We are seeing this error continuously in the worker service:

encounter error when describing the mutable state

last connection error: connection error: desc = "transport: authentication handshake failed: tls: first record does not look like a TLS handshake"

Sometimes the message also contains history client encountered error.

We have these certs/vars set:

"TEMPORAL_TLS_REQUIRE_CLIENT_AUTH"      = "true"
"TEMPORAL_TLS_CLIENT1_CA_CERT"          = "/temporal/ca.cert"
"TEMPORAL_TLS_CLIENT2_CA_CERT"          = "/temporal/ca.cert"
"TEMPORAL_TLS_FRONTEND_CERT"            = "/temporal/cluster.pem"
"TEMPORAL_TLS_FRONTEND_KEY"             = "/temporal/cluster.key"
"TEMPORAL_TLS_FRONTEND_SERVER_NAME"     = "temporal-frontend.${var.dns_suffix}"
"TEMPORAL_CLI_TLS_CA"                   = "/temporal/ca.cert"
"TEMPORAL_CLI_TLS_CERT"                 = "/temporal/cluster.pem"
"TEMPORAL_CLI_TLS_KEY"                  = "/temporal/cluster.key"
"TEMPORAL_TLS_ENABLE_HOST_VERIFICATION" = "true"
"TEMPORAL_TLS_SERVER_NAME"              = "temporal.${var.dns_suffix}"
"TEMPORAL_TLS_SERVER_CA_CERT" = "/temporal/ca.cert"
"TEMPORAL_TLS_SERVER_CERT"    = "/temporal/cluster.pem"
"TEMPORAL_TLS_SERVER_KEY"     = "/temporal/cluster.key"
"TEMPORAL_TLS_CA"            = "/temporal/ca.cert"
"TEMPORAL_TLS_CERT"          = "/temporal/cluster.pem"
"TEMPORAL_TLS_KEY"           = "/temporal/cluster.key"
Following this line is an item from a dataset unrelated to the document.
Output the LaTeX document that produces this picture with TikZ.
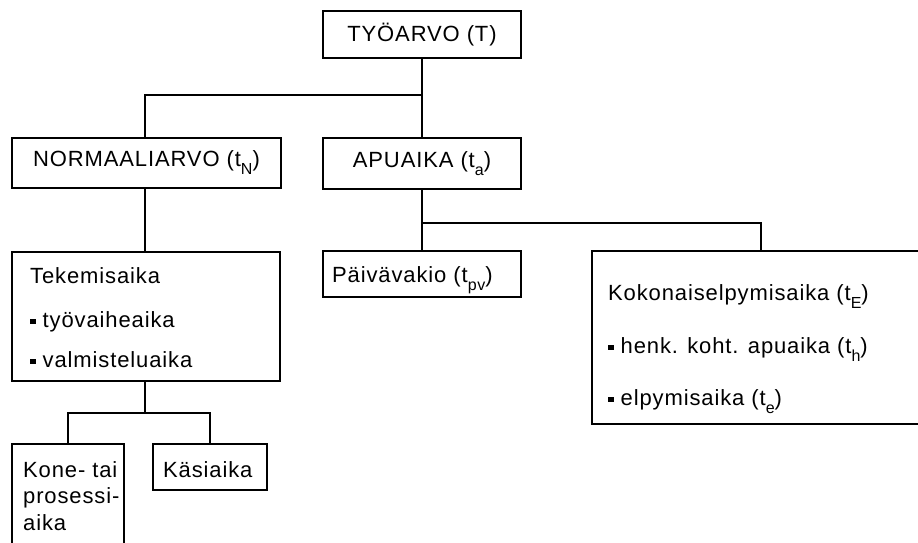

Everything seems to be working fine so not sure what its complaining about.

I generated the certs with the instructions/script here

Any suggestions? :slight_smile:

Stacktrace:

go.temporal.io/server/common/log.(*zapLogger).Error
	/home/builder/temporal/common/log/zap_logger.go:150
go.temporal.io/server/service/worker/scanner/history.(*Scavenger).handleTask
	/home/builder/temporal/service/worker/scanner/history/scavenger.go:284
go.temporal.io/server/service/worker/scanner/history.(*Scavenger).taskWorker
	/home/builder/temporal/service/worker/scanner/history/scavenger.go:214

:thinking: is it better to just set TEMPORAL_TLS_CERTS_DIR?

I saw that is an option - does that work for all services and the UI?

I am facing similar issues :smile: any options available or more cert environment variables needed for Temporal Servers ?

One thing I’ve noticed with this, these seem to happen like clockwork every 12 hours (5am and 5pm PST), and lasts for 3-4 hours.

Still have no idea what’s causing it though :thinking:

I get nothing if I search for the workflowId either, makes me wonder if its something internal.